3. La Haine 1995, Mathieu Kassovitz
Set in the slums of Paris, this film explores the lives of three friends (a black, a Jew, and an Arab) amidst racial tensions in France in the early 1990s. The title of the film means “hate” and each of the characters expresses hatred of the system in which they live. As the film progresses the characters learn from each other that life is what they make it. The film has a tragic end but, in typically French style, is full of wonderful philosophical gems.
2. Cidade de Deus 2002, Fernando Meirelles
Brazil, 1960’s, City of God. The Tender Trio robs motels and gas trucks. Younger kids watch and learn well…too well. 1970’s: Li’l Zé has prospered very well and owns the city. He causes violence and fear as he wipes out rival gangs without mercy. His best friend Bené is the only one to keep him on the good side of sanity. Rocket has watched these two gain power for years, and he wants no part of it. Yet he keeps getting swept up in the madness. All he wants to do is take pictures. 1980’s: Things are out of control between the last two remaining gangs…will it ever end? Welcome to the City of God.

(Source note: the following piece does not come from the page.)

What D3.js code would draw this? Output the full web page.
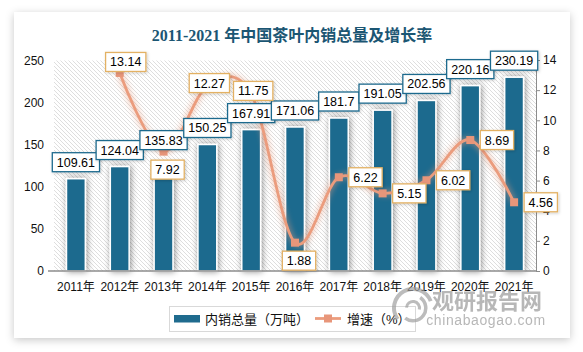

1. Rebel Without a Cause 1955, Nicholas Ray
It would be safe to say that this film was the first great iconic film of the teen genre. It was one of only three performances of James Dean and caused great scandal at the time because of the homosexual undertone that permeates the film between the characters played by Dean and Sal Mineo. I would be remiss if I were to not include this as the number one film. Dean has moved to a new town with his parents and is about to start at a new school. He befriends the unpopular Sal Mineo who idolizes him. This is a film that all film buffs must see.